> **STATED GOAL**
Using the listing below, please gather every line containing the word "this".

> **GIVEN INFORMATION**
★ ★ ★ ★

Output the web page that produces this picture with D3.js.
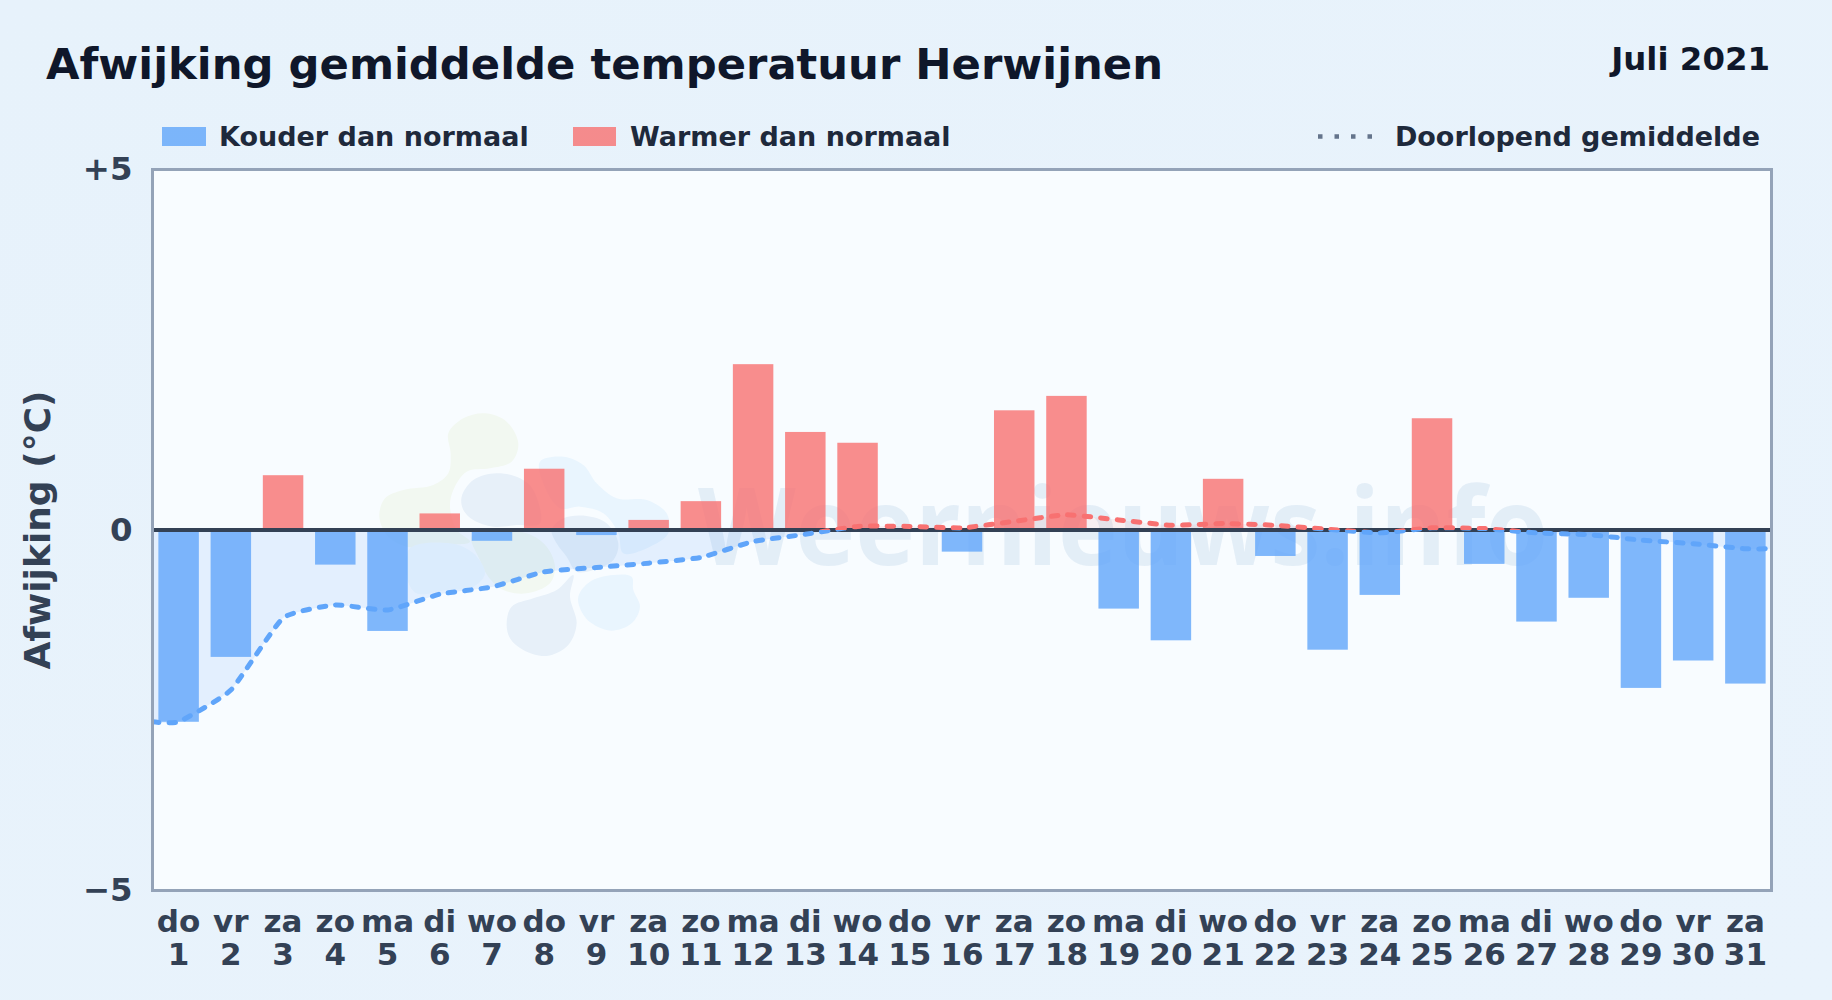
<!DOCTYPE html>
<html lang="nl">
<head>
<meta charset="utf-8">
<title>Afwijking gemiddelde temperatuur Herwijnen</title>
<script src="https://cdnjs.cloudflare.com/ajax/libs/d3/7.8.5/d3.min.js"></script>
<style>
  html, body { margin: 0; padding: 0; background: #e8f3fc; }
  svg { display: block; font-family: "DejaVu Sans", sans-serif; font-weight: 700; }
</style>
</head>
<body>
<div id="chart"></div>
<script>
// --- 1. Data ---
const dayNames = ["do","vr","za","zo","ma","di","wo","do","vr","za","zo","ma","di","wo","do","vr","za","zo","ma","di","wo","do","vr","za","zo","ma","di","wo","do","vr","za"];
const dayNumbers = [1,2,3,4,5,6,7,8,9,10,11,12,13,14,15,16,17,18,19,20,21,22,23,24,25,26,27,28,29,30,31];
const deviations = [-2.66,-1.76,0.76,-0.48,-1.40,0.23,-0.15,0.85,-0.07,0.14,0.40,2.30,1.36,1.21,0,-0.30,1.66,1.86,-1.09,-1.53,0.71,-0.36,-1.66,-0.90,1.55,-0.47,-1.27,-0.94,-2.19,-1.81,-2.13];
const runningMean = [-2.66,-2.22,-1.22,-1.04,-1.11,-0.89,-0.79,-0.58,-0.52,-0.46,-0.38,-0.16,-0.06,0.05,0.05,0.03,0.12,0.21,0.14,0.065,0.09,0.065,0.01,-0.04,0.03,0.02,-0.04,-0.065,-0.14,-0.19,-0.26];
const yTicks = [-5, 0, 5];
const yTickLabels = ["\u22125", "0", "+5"];

const titleText = "Afwijking gemiddelde temperatuur Herwijnen";
const periodText = "Juli 2021";
const yAxisLabel = "Afwijking (\u00b0C)";
const legendCold = "Kouder dan normaal";
const legendWarm = "Warmer dan normaal";
const legendMean = "Doorlopend gemiddelde";
const watermarkText = "Weernieuws.info";

// --- Colours ---
const BLUE = "#60a5fa";
const RED = "#f87171";
const SLATE = "#334155";

const totalWidth = 1832;
const totalHeight = 1000;
const margin = { top: 169.5, right: 60.5, bottom: 109.5, left: 152.5 };
const width = totalWidth - margin.left - margin.right;
const height = totalHeight - margin.top - margin.bottom;

const svg = d3.select("#chart").append("svg")
  .attr("width", totalWidth)
  .attr("height", totalHeight)
  .attr("viewBox", `0 0 ${totalWidth} ${totalHeight}`);

const defs = svg.append("defs");
const bgGradient = defs.append("linearGradient").attr("id", "page-bg")
  .attr("x1", "0").attr("y1", "0").attr("x2", "1").attr("y2", "1");
bgGradient.append("stop").attr("offset", "0").attr("stop-color", "#e7f2fb");
bgGradient.append("stop").attr("offset", "1").attr("stop-color", "#e9f3fc");

svg.append("rect").attr("width", totalWidth).attr("height", totalHeight).attr("fill", "url(#page-bg)");

// --- 2. Scales ---
const x = d3.scaleBand().domain(dayNumbers).range([0, width]).paddingInner(0.225).paddingOuter(0.1125);
const y = d3.scaleLinear().domain([-5, 5]).range([height, 0]);
const xCenter = (day) => x(day) + x.bandwidth() / 2;

svg.append("rect")
  .attr("x", margin.left).attr("y", margin.top)
  .attr("width", width).attr("height", height).attr("fill", "#f8fcff");

// --- 3. Watermark: logo blobs and site name (behind everything in the plot) ---
const blobs = [
  { fill: "#f2f8f1", pts: [[265,130],[310,85],[375,70],[440,95],[475,160],[455,215],[390,235],[320,245],[280,300],[270,350],[290,420],[330,455],[250,465],[150,472],[85,440],[58,380],[75,325],[130,300],[220,285],[265,250],[272,190]] },
  { fill: "#f2f8f1", pts: [[335,440],[400,425],[500,430],[560,470],[585,530],[570,580],[500,610],[430,600],[385,560],[360,510]] },
  { fill: "#e7f0f9", pts: [[305,320],[340,270],[410,250],[480,265],[520,300],[540,400],[470,405],[400,410],[340,390],[310,360]] },
  { fill: "#e7f0f9", pts: [[575,420],[610,385],[680,378],[740,400],[775,460],[760,510],[700,540],[650,545],[620,500],[590,460]] },
  { fill: "#e7f0f9", pts: [[440,700],[455,650],[520,625],[590,600],[640,555],[630,620],[650,700],[625,765],[560,798],[490,780],[450,745]] },
  { fill: "#e9f5fe", pts: [[540,215],[610,200],[670,225],[710,280],[770,325],[860,330],[920,370],[925,430],[870,470],[790,490],[775,430],[730,370],[660,350],[600,355],[550,280]] },
  { fill: "#e9f5fe", pts: [[655,620],[690,575],[760,555],[815,560],[820,600],[840,650],[815,700],[755,722],[695,700],[665,665]] },
  { fill: "#eff8fe", pts: [[150,475],[270,460],[340,490],[375,550],[340,590],[260,600],[170,610],[140,560]] },
];
const blobLine = d3.line().curve(d3.curveCatmullRomClosed);
const watermark = svg.append("g");
watermark.append("g")
  .attr("transform", "translate(360, 390) scale(0.3333)")
  .selectAll("path").data(blobs).join("path")
  .attr("d", (d) => blobLine(d.pts))
  .attr("fill", (d) => d.fill);
watermark.append("text")
  .attr("x", 698).attr("y", 565)
  .attr("textLength", 850).attr("lengthAdjust", "spacingAndGlyphs")
  .attr("font-family", "'Open Sans', 'Noto Sans', sans-serif")
  .attr("font-size", 107).attr("font-weight", 700)
  .attr("fill", "#b9d0e6").attr("fill-opacity", 0.32)
  .text(watermarkText);

const chart = svg.append("g").attr("transform", `translate(${margin.left}, ${margin.top})`);

// Clip areas above and below the zero line, the mean line changes colour there
defs.append("clipPath").attr("id", "clip-below").append("rect")
  .attr("x", 0).attr("y", y(0)).attr("width", width).attr("height", height - y(0));
defs.append("clipPath").attr("id", "clip-above").append("rect")
  .attr("x", 0).attr("y", 0).attr("width", width).attr("height", y(0));

// --- 4. Running mean area (behind the bars) ---
// The first and last value run on to the plot edges.
const meanPoints = [[0, runningMean[0]]]
  .concat(dayNumbers.map((d, i) => [xCenter(d), runningMean[i]]))
  .concat([[width, runningMean[runningMean.length - 1]]]);

const meanCurve = d3.curveCardinal.tension(0.55);
const meanArea = d3.area().curve(meanCurve)
  .x((d) => d[0]).y0(y(0)).y1((d) => y(d[1]));
const meanLine = d3.line().curve(meanCurve)
  .x((d) => d[0]).y((d) => y(d[1]));

const plot = chart.append("g");
plot.append("path").datum(meanPoints).attr("d", meanArea)
  .attr("fill", BLUE).attr("fill-opacity", 0.14).attr("clip-path", "url(#clip-below)");
plot.append("path").datum(meanPoints).attr("d", meanArea)
  .attr("fill", RED).attr("fill-opacity", 0.1).attr("clip-path", "url(#clip-above)");

// --- 5. Bars ---
plot.selectAll(".bar").data(deviations).join("rect")
  .attr("class", "bar")
  .attr("x", (d, i) => x(dayNumbers[i]))
  .attr("width", x.bandwidth())
  .attr("y", (d) => y(Math.max(d, 0)))
  .attr("height", (d) => Math.abs(y(d) - y(0)))
  .attr("fill", (d) => (d < 0 ? BLUE : RED))
  .attr("fill-opacity", 0.8);

// Zero line
plot.append("line")
  .attr("x1", 0).attr("x2", width).attr("y1", y(0)).attr("y2", y(0))
  .attr("stroke", SLATE).attr("stroke-width", 4);

// --- 6. Running mean line ---
[[BLUE, "clip-below"], [RED, "clip-above"]].forEach(([colour, clip]) => {
  plot.append("g").attr("clip-path", `url(#${clip})`)
    .append("path").datum(meanPoints).attr("d", meanLine)
    .attr("fill", "none").attr("stroke", colour).attr("stroke-width", 5)
    .attr("stroke-linecap", "round").attr("stroke-dasharray", "6.5 10");
});

// Plot frame
chart.append("rect").attr("width", width).attr("height", height)
  .attr("fill", "none").attr("stroke", "#94a3b8").attr("stroke-width", 3);

// --- 7. Axes ---
const yAxis = chart.append("g")
  .call(d3.axisLeft(y).tickValues(yTicks).tickSize(0).tickPadding(20)
    .tickFormat((d) => yTickLabels[yTicks.indexOf(d)]));
yAxis.select(".domain").remove();
yAxis.selectAll("text")
  .attr("font-family", "'DejaVu Sans', sans-serif").attr("font-weight", 700)
  .attr("font-size", 32.4).attr("fill", SLATE);

const xAxis = chart.append("g").attr("transform", `translate(0, ${height})`)
  .call(d3.axisBottom(x).tickSize(0).tickFormat(""));
xAxis.select(".domain").remove();
xAxis.selectAll(".tick text").each(function (d, i) {
  const label = d3.select(this).attr("y", null).attr("dy", null)
    .attr("font-family", "'DejaVu Sans', sans-serif").attr("font-weight", 700)
    .attr("font-size", 31).attr("fill", SLATE);
  label.append("tspan").attr("x", 0).attr("y", 41).text(dayNames[i]);
  label.append("tspan").attr("x", 0).attr("y", 74.5).text(d);
});

svg.append("text")
  .attr("transform", "translate(50, 530) rotate(-90)")
  .attr("text-anchor", "middle")
  .attr("font-size", 36).attr("fill", SLATE)
  .text(yAxisLabel);

// --- 8. Title and legend ---
svg.append("text").attr("x", 46).attr("y", 79)
  .attr("font-size", 43.3).attr("fill", "#0f172a").text(titleText);
svg.append("text").attr("x", 1770).attr("y", 70).attr("text-anchor", "end")
  .attr("font-size", 32.4).attr("fill", "#0f172a").text(periodText);

const legend = svg.append("g").attr("font-size", 27).attr("fill", "#1e293b");
legend.append("rect").attr("x", 162).attr("y", 127).attr("width", 44).attr("height", 19)
  .attr("fill", BLUE).attr("fill-opacity", 0.8);
legend.append("text").attr("x", 219).attr("y", 146).text(legendCold);
legend.append("rect").attr("x", 573).attr("y", 127).attr("width", 43).attr("height", 19)
  .attr("fill", RED).attr("fill-opacity", 0.8);
legend.append("text").attr("x", 630).attr("y", 146).text(legendWarm);
legend.append("line").attr("x1", 1318).attr("x2", 1373).attr("y1", 136.5).attr("y2", 136.5)
  .attr("stroke", "#64748b").attr("stroke-width", 4.5).attr("stroke-dasharray", "4.5 12");
legend.append("text").attr("x", 1760).attr("y", 146).attr("text-anchor", "end").text(legendMean);
</script>
</body>
</html>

★ ★ ★ ★

> **WORKED SOLUTION**
Output the web page that produces this picture with D3.js.
  const label = d3.select(this).attr("y", null).attr("dy", null)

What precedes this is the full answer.